The repetitiveness of that task has left plenty of room for human error, as Michael Krug and his colleague discovered when they were on a Delta flight in February and realized they each had a boarding pass for seat 12C, both printed with Mr. Krug’s name.
“The person at security didn’t notice that my co-worker’s boarding pass had my name on it and he had an ID with his name,” Mr. Krug said.
The two men checked in as part of a group and figured that the agent must have handed them two copies of the same boarding pass, a mistake that was overlooked at the security line and then again at the gate. That triple error may be rare, but it highlights a security flaw that has been publicized many times.
Last year, for instance, a Nigerian man managed to fly free from New York to Los Angeles with an expired boarding pass in someone else’s name, but was arrested a few days later at Los Angeles International Airport when he tried to fly to Atlanta using another expired pass.
Travelers, security specialists and the news media have reported many other instances when T.S.A. agents failed to notice a fake or expired boarding pass or improper identification, a vulnerability that has been a concern since it was discovered that many of the 9/11 hijackers had obtained fraudulent IDs.

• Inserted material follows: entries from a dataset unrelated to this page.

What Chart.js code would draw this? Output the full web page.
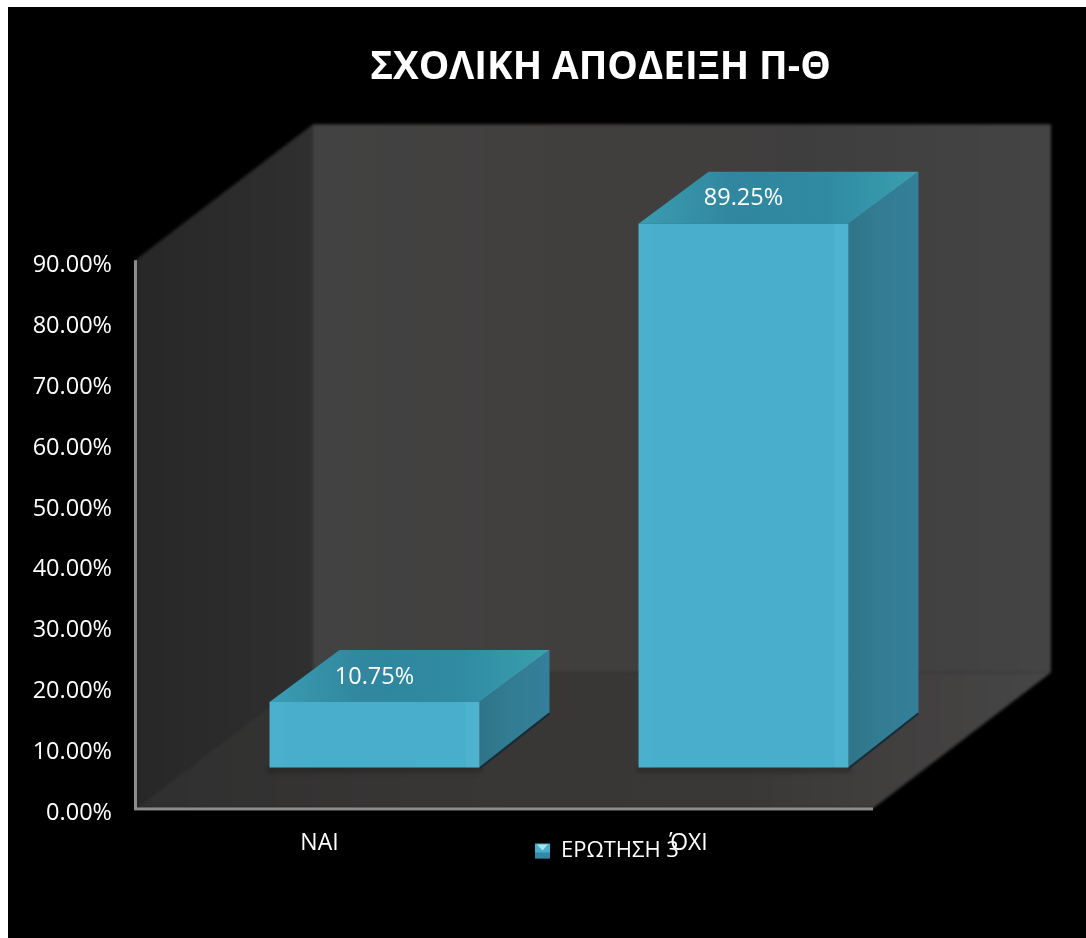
<!DOCTYPE html>
<html>
<head>
<meta charset="utf-8">
<title>ΣΧΟΛΙΚΗ ΑΠΟΔΕΙΞΗ Π-Θ</title>
<script src="https://cdn.jsdelivr.net/npm/chart.js"></script>
<style>
    html, body { margin: 0; padding: 0; background: #fff; }
    canvas { display: block; }
</style>
</head>
<body>
<canvas id="chart" width="1086" height="938"></canvas>
<script>
const titleText = 'ΣΧΟΛΙΚΗ ΑΠΟΔΕΙΞΗ Π-Θ';
const seriesName = 'ΕΡΩΤΗΣΗ 3';
const categories = ['ΝΑΙ', 'ΌΧΙ'];
const seriesValues = [10.75, 89.25];
const yMax = 90;
const yStep = 10;

const fontFamily = '"Open Sans", sans-serif';

// the fake 3D box: how far the back wall sits behind the axes
const wallDepthX = 178;
const wallDepthY = 136;
const wallLift = 5;       // floor line sits a little above the zero tick label
// where the bars stand on the floor, and how deep they are
const barShiftX = 55;
const barShiftY = -46;
const barDepthX = 70;
const barDepthY = 52;

function poly(ctx, pts, fill) {
    ctx.beginPath();
    pts.forEach((p, i) => i ? ctx.lineTo(p[0], p[1]) : ctx.moveTo(p[0], p[1]));
    ctx.closePath();
    ctx.fillStyle = fill;
    ctx.fill();
}

function hGrad(ctx, x0, x1, stops) {
    const g = ctx.createLinearGradient(x0, 0, x1, 0);
    stops.forEach((c, i) => g.addColorStop(i / (stops.length - 1), c));
    return g;
}

// black page block, leaves the thin white edge of the screenshot
const backdrop = {
    id: 'backdrop',
    beforeDraw(chart) {
        const ctx = chart.ctx;
        ctx.save();
        ctx.fillStyle = '#000';
        ctx.fillRect(8, 7, chart.width - 8, chart.height - 7);
        ctx.restore();
    }
};

// moves title and legend off their default spots
const placeBoxes = {
    id: 'placeBoxes',
    afterLayout(chart) {
        chart.titleBlock.left += 164;
        chart.titleBlock.right += 164;
        chart.legend.left = 535;
        chart.legend.top = 840;
    }
};

// back wall, side wall and floor, painted apart so the blur leaves no seams
const walls = {
    id: 'walls',
    beforeDatasetsDraw(chart) {
        const ctx = chart.ctx;
        const { left, right, top, bottom } = chart.chartArea;
        const t = top - wallLift;
        const b = bottom - wallLift;
        const dx = wallDepthX;
        const dy = wallDepthY;
        const layer = document.createElement('canvas');
        layer.width = chart.width;
        layer.height = chart.height;
        const wctx = layer.getContext('2d');
        poly(wctx, [[left + dx, t - dy], [right + dx, t - dy], [right + dx, b - dy], [left + dx, b - dy]],
            hGrad(wctx, left + dx, right + dx, ['#424242', '#413f3e', '#3f3e3e', '#454445']));
        poly(wctx, [[left, b], [right, b], [right + dx, b - dy], [left + dx, b - dy]],
            hGrad(wctx, left, right + dx, ['#2f2f2f', '#383635', '#3a3837', '#474646']));
        poly(wctx, [[left, t], [left + dx, t - dy], [left + dx, b - dy], [left, b]],
            hGrad(wctx, left, left + dx, ['#272727', '#2b2b2b', '#2f2f2f']));
        ctx.save();
        ctx.filter = 'blur(1.5px)';
        ctx.drawImage(layer, 0, 0);
        ctx.restore();
        // axis edges
        ctx.save();
        ctx.fillStyle = '#8c8c8c';
        ctx.fillRect(left - 1, t, 3, b - t + 1);
        ctx.fillRect(left - 1, b - 1, right - left + 1, 3);
        ctx.restore();
    }
};

// top and side of every bar, then shift the bar itself onto the floor
const bars3d = {
    id: 'bars3d',
    beforeDatasetDraw(chart, args) {
        const ctx = chart.ctx;
        ctx.save();
        args.meta.data.forEach(bar => {
            const x0 = bar.x - bar.width / 2 + barShiftX;
            const x1 = bar.x + bar.width / 2 + barShiftX;
            const y0 = bar.y + barShiftY;
            const y1 = bar.base + barShiftY;
            const dx = barDepthX;
            const dy = barDepthY;
            // dark contact shadow on the floor
            ctx.save();
            ctx.filter = 'blur(2px)';
            ctx.fillStyle = 'rgba(20,20,20,0.4)';
            ctx.fillRect(x0 - 2, y1, x1 - x0 + 4, 5);
            ctx.restore();
            poly(ctx, [[x1, y0], [x1 + dx, y0 - dy], [x1 + dx, y1 - dy - 3], [x1, y1]],
                hGrad(ctx, x1, x1 + dx, ['#2f7489', '#337d93', '#347f9a']));
            poly(ctx, [[x0, y0], [x1, y0], [x1 + dx, y0 - dy], [x0 + dx, y0 - dy]],
                hGrad(ctx, x0, x1 + dx, ['#3a9cb2', '#30879f', '#2f8aa2', '#3a9fb0']));
            // dark lower edge of the side face
            ctx.strokeStyle = 'rgba(12,40,56,0.8)';
            ctx.lineWidth = 2;
            ctx.beginPath();
            ctx.moveTo(x1, y1 + 1);
            ctx.lineTo(x1 + dx, y1 - dy - 2);
            ctx.stroke();
        });
        ctx.restore();
        ctx.save();
        ctx.translate(barShiftX, barShiftY);
    },
    afterDatasetDraw(chart, args) {
        const ctx = chart.ctx;
        ctx.restore();
        ctx.save();
        args.meta.data.forEach((bar, i) => {
            const x0 = bar.x - bar.width / 2 + barShiftX;
            const x1 = bar.x + bar.width / 2 + barShiftX;
            const y0 = bar.y + barShiftY;
            const y1 = bar.base + barShiftY;
            // lighter bevel along the right side of the front face
            ctx.fillStyle = 'rgba(120,220,235,0.12)';
            ctx.fillRect(x1 - 14, y0, 14, y1 - y0);
            ctx.fillStyle = 'rgba(120,220,235,0.06)';
            ctx.fillRect(x0, y0, 14, y1 - y0);
            // value labels sit on the top face
            ctx.font = '23.5px ' + fontFamily;
            ctx.fillStyle = '#fff';
            ctx.textAlign = 'center';
            ctx.textBaseline = 'middle';
            ctx.fillText(seriesValues[i].toFixed(2) + '%', bar.x + barShiftX, y0 - 25);
        });
        ctx.restore();
    }
};

// small bright notch on the legend swatch
const legendSwatch = {
    id: 'legendSwatch',
    afterDraw(chart) {
        const ctx = chart.ctx;
        const box = chart.legend.legendHitBoxes[0];
        const x = box.left;
        const y = box.top + (box.height - 15) / 2;
        ctx.save();
        poly(ctx, [[x + 2, y + 1], [x + 13, y + 1], [x + 7.5, y + 7]], '#a6e4ee');
        poly(ctx, [[x, y + 9], [x + 15, y + 9], [x + 15, y + 15], [x, y + 15]], 'rgba(30,90,120,0.45)');
        ctx.restore();
    }
};

new Chart(document.getElementById('chart'), {
    type: 'bar',
    data: {
        labels: categories,
        datasets: [{
            label: seriesName,
            data: seriesValues,
            backgroundColor: '#48aecb',
            borderWidth: 0,
            clip: false,
            barPercentage: 0.569,
            categoryPercentage: 1
        }]
    },
    plugins: [backdrop, placeBoxes, walls, bars3d, legendSwatch],
    options: {
        responsive: false,
        animation: false,
        layout: { padding: { left: 0, right: 213, top: 0, bottom: 32.6 } },
        plugins: {
            title: {
                display: true,
                text: titleText,
                color: '#fff',
                font: { family: fontFamily, size: 38.5, weight: 'bold', lineHeight: 1.2 },
                padding: { top: 45, bottom: 174 }
            },
            legend: {
                position: 'bottom',
                align: 'start',
                labels: {
                    color: '#fff',
                    font: { family: fontFamily, size: 22 },
                    boxWidth: 15,
                    boxHeight: 15,
                    padding: 0
                }
            },
            tooltip: { enabled: false }
        },
        scales: {
            x: {
                afterFit(scale) { scale.height = 60; },
                grid: { display: false, drawTicks: false },
                border: { display: false },
                ticks: {
                    color: '#fff',
                    padding: 16,
                    font: { family: fontFamily, size: 23 }
                }
            },
            y: {
                min: 0,
                max: yMax,
                afterFit(scale) { scale.width = 135; },
                grid: { display: false, drawTicks: false },
                border: { display: false },
                ticks: {
                    stepSize: yStep,
                    color: '#fff',
                    padding: 23,
                    font: { family: fontFamily, size: 23.5 },
                    callback: v => v.toFixed(2) + '%'
                }
            }
        }
    }
});
</script>
</body>
</html>
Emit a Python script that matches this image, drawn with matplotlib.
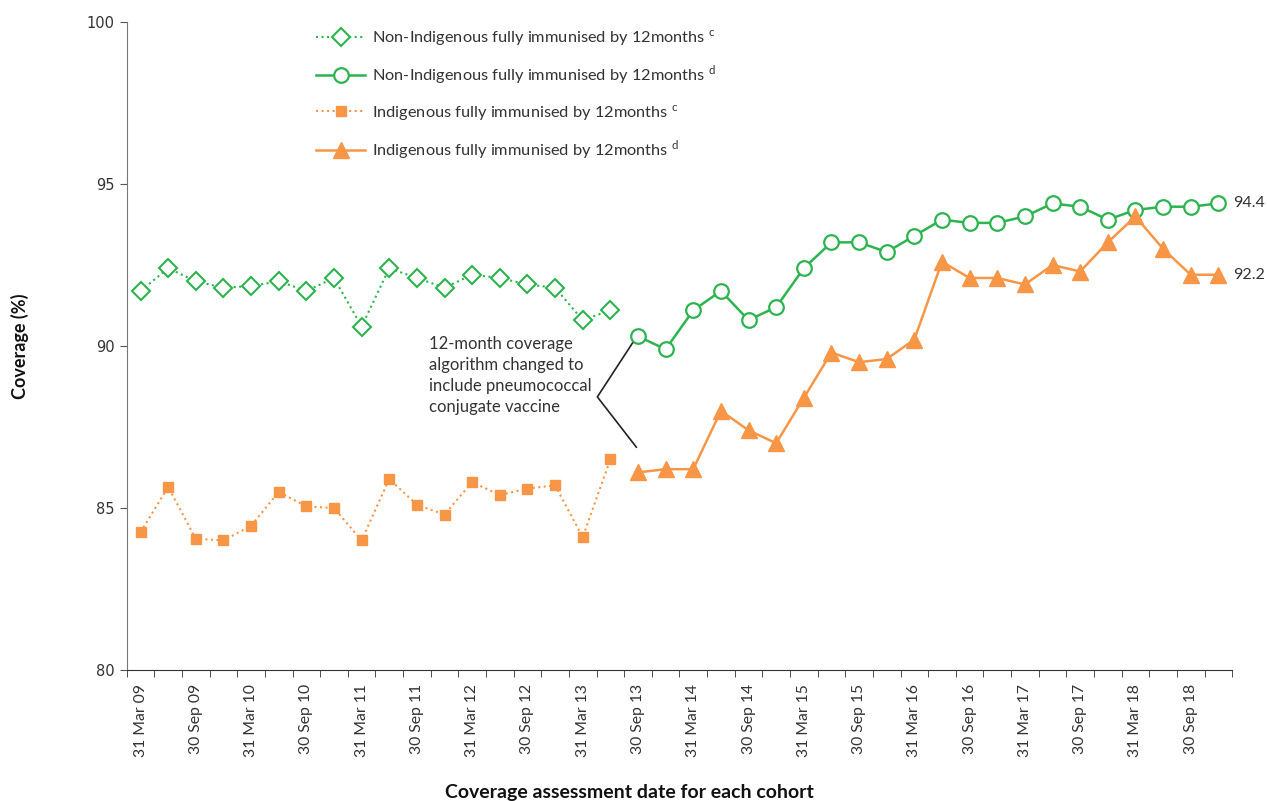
import matplotlib.pyplot as plt
from matplotlib.ticker import FixedLocator, MultipleLocator

plt.rcParams['font.family'] = ['Lato', 'DejaVu Sans']

# quarterly assessment dates, 31 Mar 09 .. 31 Dec 18
MONTHS = ["31 Mar", "30 Jun", "30 Sep", "31 Dec"]
dates = [f"{MONTHS[q]} {y:02d}" for y in range(9, 19) for q in range(4)]

# old algorithm (c), Mar 09 - Jun 13
non_indig_c = [91.7, 92.4, 92.0, 91.8, 91.85, 92.0, 91.7, 92.1, 90.6,
               92.4, 92.1, 91.8, 92.2, 92.1, 91.9, 91.8, 90.8, 91.1]
indig_c = [84.25, 85.65, 84.05, 84.0, 84.45, 85.5, 85.05, 85.0, 84.0,
           85.9, 85.1, 84.8, 85.8, 85.4, 85.6, 85.7, 84.1, 86.5]

# new algorithm (d), Sep 13 - Dec 18
non_indig_d = [90.3, 89.9, 91.1, 91.7, 90.8, 91.2, 92.4, 93.2, 93.2, 92.9, 93.4,
               93.9, 93.8, 93.8, 94.0, 94.4, 94.3, 93.9, 94.2, 94.3, 94.3, 94.4]
indig_d = [86.1, 86.2, 86.2, 88.0, 87.4, 87.0, 88.4, 89.8, 89.5, 89.6, 90.2,
           92.6, 92.1, 92.1, 91.9, 92.5, 92.3, 93.2, 94.0, 93.0, 92.2, 92.2]

GREEN = "#2db34f"
ORANGE = "#f79646"
TEXT = "#333333"

x_c = list(range(len(non_indig_c)))
x_d = list(range(len(non_indig_c), len(dates)))

fig = plt.figure(figsize=(12.67, 8.01), dpi=100)
ax = fig.add_axes([0.1, 0.1635, 0.8725, 0.809])

h1, = ax.plot(x_c, non_indig_c, ls=":", lw=1.5, color=GREEN, marker="D", ms=9,
              mfc="white", mec=GREEN, mew=1.5,
              label=r"Non-Indigenous fully immunised by 12months $^{\mathregular{c}}$")
h2, = ax.plot(x_d, non_indig_d, ls="-", lw=1.8, color=GREEN, marker="o", ms=10.5,
              mfc="white", mec=GREEN, mew=1.6,
              label=r"Non-Indigenous fully immunised by 12months $^{\mathregular{d}}$")
h3, = ax.plot(x_c, indig_c, ls=":", lw=1.5, color=ORANGE, marker="s", ms=7.5,
              mfc=ORANGE, mec=ORANGE,
              label=r"Indigenous fully immunised by 12months $^{\mathregular{c}}$")
h4, = ax.plot(x_d, indig_d, ls="-", lw=1.8, color=ORANGE, marker="^", ms=12,
              mfc=ORANGE, mec=ORANGE,
              label=r"Indigenous fully immunised by 12months $^{\mathregular{d}}$")

# end labels
ax.text(x_d[-1] + 0.55, non_indig_d[-1], f"{non_indig_d[-1]:.1f}", va="center",
        ha="left", fontsize=11.5, color=TEXT)
ax.text(x_d[-1] + 0.55, indig_d[-1], f"{indig_d[-1]:.1f}", va="center",
        ha="left", fontsize=11.5, color=TEXT)

# annotation about algorithm change
ax.text(10.45, 90.3, "12-month coverage\nalgorithm changed to\ninclude pneumococcal\nconjugate vaccine",
        va="top", ha="left", fontsize=12, color=TEXT, linespacing=1.38)
ax.plot([17.8, 16.53, 17.94], [90.09, 88.43, 86.88], color="#222222", lw=1.2)

ax.set_xlim(-0.5, len(dates) - 0.5)
ax.set_ylim(80, 100)
ax.yaxis.set_major_locator(MultipleLocator(5))

ax.set_xticks(range(0, len(dates), 2))
ax.set_xticklabels(dates[::2], rotation=90, fontsize=11.3, color=TEXT)
ax.xaxis.set_minor_locator(FixedLocator([i - 0.5 for i in range(len(dates) + 1)]))
ax.tick_params(axis="x", which="major", length=0, pad=10)
ax.tick_params(axis="x", which="minor", length=5, color=TEXT)
ax.tick_params(axis="y", length=5, labelsize=10.5, labelcolor=TEXT, color="#555555")
for lab in ax.get_yticklabels():
    lab.set_family("DejaVu Sans")

for s in ["top", "right"]:
    ax.spines[s].set_visible(False)
ax.spines["left"].set_color("#777777")
ax.spines["bottom"].set_color(TEXT)

ax.set_ylabel("Coverage (%)", fontsize=13, fontweight="bold", color="#111111")
ax.yaxis.set_label_coords(-0.088, 0.5)
ax.set_xlabel("Coverage assessment date for each cohort", fontsize=14,
              fontweight="bold", color="#111111")
ax.xaxis.set_label_coords(0.455, -0.176)

fig.legend(handles=[h1, h2, h3, h4], loc="upper left",
           bbox_to_anchor=(0.238, 0.983), frameon=False, fontsize=11.8,
           handlelength=3.0, handletextpad=0.4, labelspacing=0.95,
           labelcolor=TEXT)

fig.savefig("out.png", dpi=100)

With the advent of online check-in, it became easy to digitally alter a real boarding pass with a different name or new travel date and print a copy that would get through security. There have even been Web sites that generated a fake boarding pass or provided instructions on how to make one at home.
The T.S.A. said it was working to address this problem as part of its shift toward a more risk-based approach to screening passengers, which gives higher scrutiny to travelers the government knows less about.
In October, the agency announced that it was spending $3.2 million to buy 30 document authentication systems from three vendors, which it planned to test in airports in early 2012. Those tests are now expected at select airports “in the coming months,” said Greg Soule, an agency spokesman.
“The technology is designed to read security features embedded in both the boarding pass and ID to verify their authenticity and ensure the names match,” Mr. Soule said in an e-mail.
He declined to address why it had taken so long to introduce what the agency was calling Credential Authentication Technology — Boarding Pass Scanning Systems.
But digital readers that can scan boarding passes, driver’s licenses and passports have been around for years, and those documents follow standards that make them easier to read.
The airline industry, for instance, has shifted to using two-dimensional bar codes for printed and electronic boarding passes, phasing out the magnetic stripes and one-dimensional bar codes that once appeared on boarding passes.
In the United States, driver’s licenses and state-issued identification cards also have two-dimensional bar codes on the back of the card, said Geoff Slagle, director of identification standards for the American Association of Motor Vehicle Administrators.
When scanned with an electronic reader, that bar code reveals information that is on the front of the ID or driver’s license, including the person’s name, birth date, gender and address, license number, expiration date and issuing state.
“Any smartphone is capable of reading and decoding these 2-D bar codes,” Mr. Slagle said, although the device would need special software.